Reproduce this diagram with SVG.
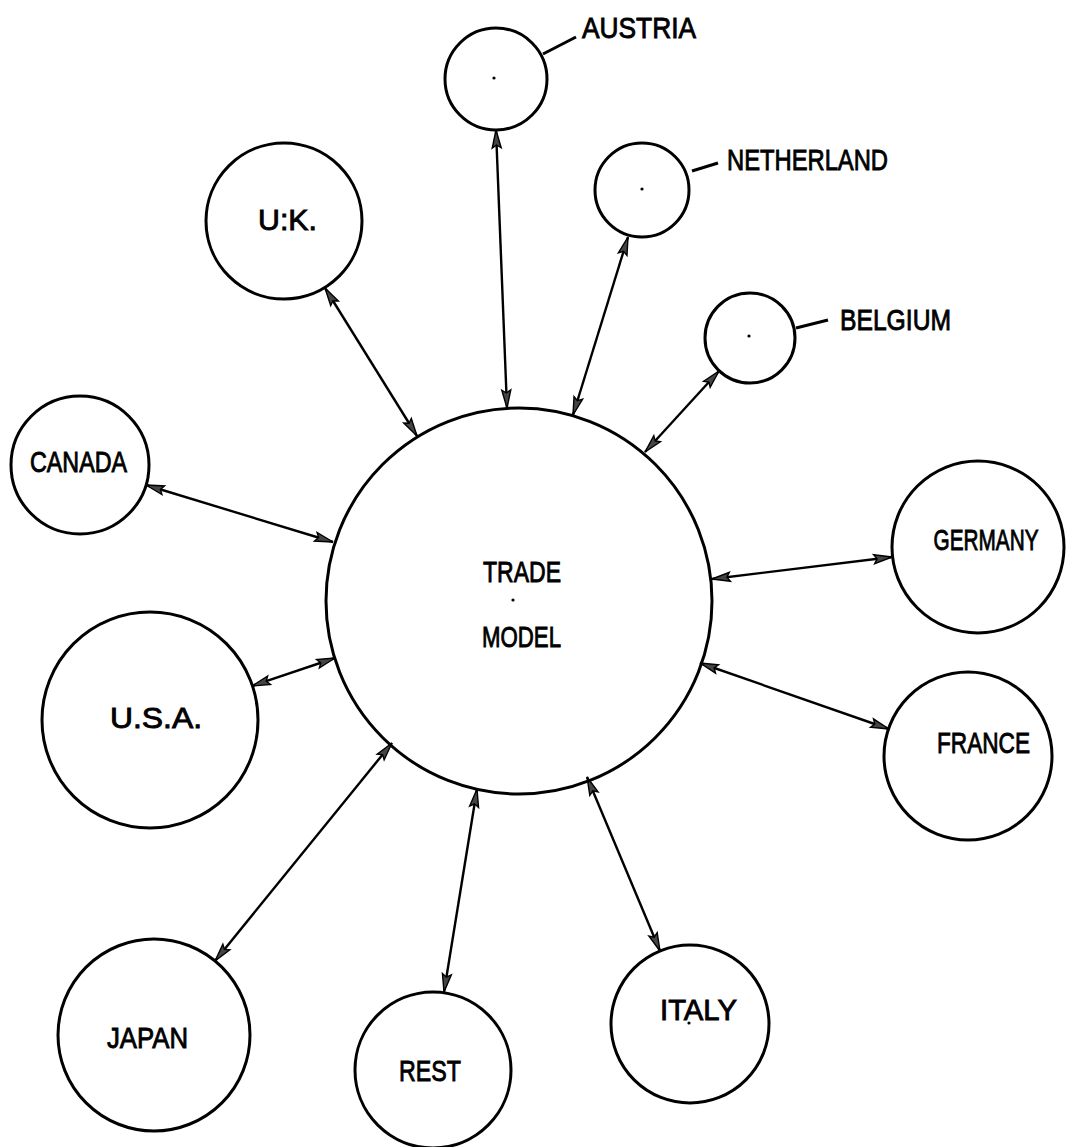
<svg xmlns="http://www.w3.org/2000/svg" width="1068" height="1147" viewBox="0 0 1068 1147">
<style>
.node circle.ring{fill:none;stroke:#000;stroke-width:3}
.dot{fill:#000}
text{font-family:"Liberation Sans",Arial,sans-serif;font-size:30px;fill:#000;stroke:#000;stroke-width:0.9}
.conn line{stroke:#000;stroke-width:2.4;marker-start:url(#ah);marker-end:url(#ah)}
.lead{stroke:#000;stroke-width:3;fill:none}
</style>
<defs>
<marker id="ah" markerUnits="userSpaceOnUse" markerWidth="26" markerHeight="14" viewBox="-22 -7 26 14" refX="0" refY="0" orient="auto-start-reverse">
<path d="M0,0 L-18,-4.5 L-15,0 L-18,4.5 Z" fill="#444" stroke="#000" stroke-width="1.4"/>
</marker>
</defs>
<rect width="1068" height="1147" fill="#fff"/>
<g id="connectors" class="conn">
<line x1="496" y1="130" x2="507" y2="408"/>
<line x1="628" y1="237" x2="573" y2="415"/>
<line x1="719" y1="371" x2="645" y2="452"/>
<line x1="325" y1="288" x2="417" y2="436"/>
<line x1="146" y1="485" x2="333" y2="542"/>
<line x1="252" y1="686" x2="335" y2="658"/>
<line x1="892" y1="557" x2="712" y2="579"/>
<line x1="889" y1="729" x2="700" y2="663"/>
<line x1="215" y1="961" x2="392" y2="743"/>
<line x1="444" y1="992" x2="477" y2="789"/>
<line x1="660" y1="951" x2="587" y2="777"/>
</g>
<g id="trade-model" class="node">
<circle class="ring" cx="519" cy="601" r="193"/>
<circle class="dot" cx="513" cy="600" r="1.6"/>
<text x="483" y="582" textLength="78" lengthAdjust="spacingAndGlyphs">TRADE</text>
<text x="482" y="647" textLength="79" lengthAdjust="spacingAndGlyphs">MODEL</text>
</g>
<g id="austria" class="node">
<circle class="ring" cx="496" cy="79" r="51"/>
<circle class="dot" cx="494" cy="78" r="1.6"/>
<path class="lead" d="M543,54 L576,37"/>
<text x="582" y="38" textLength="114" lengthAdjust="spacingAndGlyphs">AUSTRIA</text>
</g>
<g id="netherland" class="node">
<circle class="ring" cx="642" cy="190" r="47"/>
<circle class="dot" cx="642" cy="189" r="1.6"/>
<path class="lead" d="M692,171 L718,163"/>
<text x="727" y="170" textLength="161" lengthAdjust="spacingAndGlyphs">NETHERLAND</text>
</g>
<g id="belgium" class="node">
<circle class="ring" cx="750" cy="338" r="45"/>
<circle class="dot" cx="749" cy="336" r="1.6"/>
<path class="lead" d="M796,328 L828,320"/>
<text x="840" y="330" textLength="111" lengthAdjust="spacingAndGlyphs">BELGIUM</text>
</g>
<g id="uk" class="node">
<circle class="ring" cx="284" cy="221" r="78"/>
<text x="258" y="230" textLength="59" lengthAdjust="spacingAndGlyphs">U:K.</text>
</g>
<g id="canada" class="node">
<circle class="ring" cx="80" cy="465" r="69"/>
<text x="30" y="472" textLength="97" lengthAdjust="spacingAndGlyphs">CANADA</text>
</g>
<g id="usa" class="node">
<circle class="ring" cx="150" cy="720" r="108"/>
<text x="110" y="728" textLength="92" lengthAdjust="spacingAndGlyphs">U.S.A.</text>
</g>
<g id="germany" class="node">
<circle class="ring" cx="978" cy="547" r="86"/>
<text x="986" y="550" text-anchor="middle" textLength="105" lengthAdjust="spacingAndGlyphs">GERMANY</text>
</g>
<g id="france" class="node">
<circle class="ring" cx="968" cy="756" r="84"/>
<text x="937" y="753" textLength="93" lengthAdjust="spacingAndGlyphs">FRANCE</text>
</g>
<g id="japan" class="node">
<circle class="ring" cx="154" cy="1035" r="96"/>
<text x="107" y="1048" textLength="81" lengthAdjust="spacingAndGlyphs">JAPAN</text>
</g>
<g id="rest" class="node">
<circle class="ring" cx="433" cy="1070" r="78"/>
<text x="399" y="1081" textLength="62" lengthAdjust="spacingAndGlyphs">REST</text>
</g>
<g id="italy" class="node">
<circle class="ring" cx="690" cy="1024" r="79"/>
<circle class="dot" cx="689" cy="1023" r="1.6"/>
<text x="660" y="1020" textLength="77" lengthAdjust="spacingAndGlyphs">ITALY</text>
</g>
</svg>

..............................

WORK REQUIRED:
Give an exact copy of the material, leaving out every picture.

SOLUTION TO THE PROBLEM:
Reproduce this diagram with SVG.
<svg xmlns="http://www.w3.org/2000/svg" width="1068" height="1147" viewBox="0 0 1068 1147">
<style>
.node circle.ring{fill:none;stroke:#000;stroke-width:3}
.dot{fill:#000}
text{font-family:"Liberation Sans",Arial,sans-serif;font-size:30px;fill:#000;stroke:#000;stroke-width:0.9}
.conn line{stroke:#000;stroke-width:2.4;marker-start:url(#ah);marker-end:url(#ah)}
.lead{stroke:#000;stroke-width:3;fill:none}
</style>
<defs>
<marker id="ah" markerUnits="userSpaceOnUse" markerWidth="26" markerHeight="14" viewBox="-22 -7 26 14" refX="0" refY="0" orient="auto-start-reverse">
<path d="M0,0 L-18,-4.5 L-15,0 L-18,4.5 Z" fill="#444" stroke="#000" stroke-width="1.4"/>
</marker>
</defs>
<rect width="1068" height="1147" fill="#fff"/>
<g id="connectors" class="conn">
<line x1="496" y1="130" x2="507" y2="408"/>
<line x1="628" y1="237" x2="573" y2="415"/>
<line x1="719" y1="371" x2="645" y2="452"/>
<line x1="325" y1="288" x2="417" y2="436"/>
<line x1="146" y1="485" x2="333" y2="542"/>
<line x1="252" y1="686" x2="335" y2="658"/>
<line x1="892" y1="557" x2="712" y2="579"/>
<line x1="889" y1="729" x2="700" y2="663"/>
<line x1="215" y1="961" x2="392" y2="743"/>
<line x1="444" y1="992" x2="477" y2="789"/>
<line x1="660" y1="951" x2="587" y2="777"/>
</g>
<g id="trade-model" class="node">
<circle class="ring" cx="519" cy="601" r="193"/>
<circle class="dot" cx="513" cy="600" r="1.6"/>
<text x="483" y="582" textLength="78" lengthAdjust="spacingAndGlyphs">TRADE</text>
<text x="482" y="647" textLength="79" lengthAdjust="spacingAndGlyphs">MODEL</text>
</g>
<g id="austria" class="node">
<circle class="ring" cx="496" cy="79" r="51"/>
<circle class="dot" cx="494" cy="78" r="1.6"/>
<path class="lead" d="M543,54 L576,37"/>
<text x="582" y="38" textLength="114" lengthAdjust="spacingAndGlyphs">AUSTRIA</text>
</g>
<g id="netherland" class="node">
<circle class="ring" cx="642" cy="190" r="47"/>
<circle class="dot" cx="642" cy="189" r="1.6"/>
<path class="lead" d="M692,171 L718,163"/>
<text x="727" y="170" textLength="161" lengthAdjust="spacingAndGlyphs">NETHERLAND</text>
</g>
<g id="belgium" class="node">
<circle class="ring" cx="750" cy="338" r="45"/>
<circle class="dot" cx="749" cy="336" r="1.6"/>
<path class="lead" d="M796,328 L828,320"/>
<text x="840" y="330" textLength="111" lengthAdjust="spacingAndGlyphs">BELGIUM</text>
</g>
<g id="uk" class="node">
<circle class="ring" cx="284" cy="221" r="78"/>
<text x="258" y="230" textLength="59" lengthAdjust="spacingAndGlyphs">U:K.</text>
</g>
<g id="canada" class="node">
<circle class="ring" cx="80" cy="465" r="69"/>
<text x="30" y="472" textLength="97" lengthAdjust="spacingAndGlyphs">CANADA</text>
</g>
<g id="usa" class="node">
<circle class="ring" cx="150" cy="720" r="108"/>
<text x="110" y="728" textLength="92" lengthAdjust="spacingAndGlyphs">U.S.A.</text>
</g>
<g id="germany" class="node">
<circle class="ring" cx="978" cy="547" r="86"/>
<text x="986" y="550" text-anchor="middle" textLength="105" lengthAdjust="spacingAndGlyphs">GERMANY</text>
</g>
<g id="france" class="node">
<circle class="ring" cx="968" cy="756" r="84"/>
<text x="937" y="753" textLength="93" lengthAdjust="spacingAndGlyphs">FRANCE</text>
</g>
<g id="japan" class="node">
<circle class="ring" cx="154" cy="1035" r="96"/>
<text x="107" y="1048" textLength="81" lengthAdjust="spacingAndGlyphs">JAPAN</text>
</g>
<g id="rest" class="node">
<circle class="ring" cx="433" cy="1070" r="78"/>
<text x="399" y="1081" textLength="62" lengthAdjust="spacingAndGlyphs">REST</text>
</g>
<g id="italy" class="node">
<circle class="ring" cx="690" cy="1024" r="79"/>
<circle class="dot" cx="689" cy="1023" r="1.6"/>
<text x="660" y="1020" textLength="77" lengthAdjust="spacingAndGlyphs">ITALY</text>
</g>
</svg>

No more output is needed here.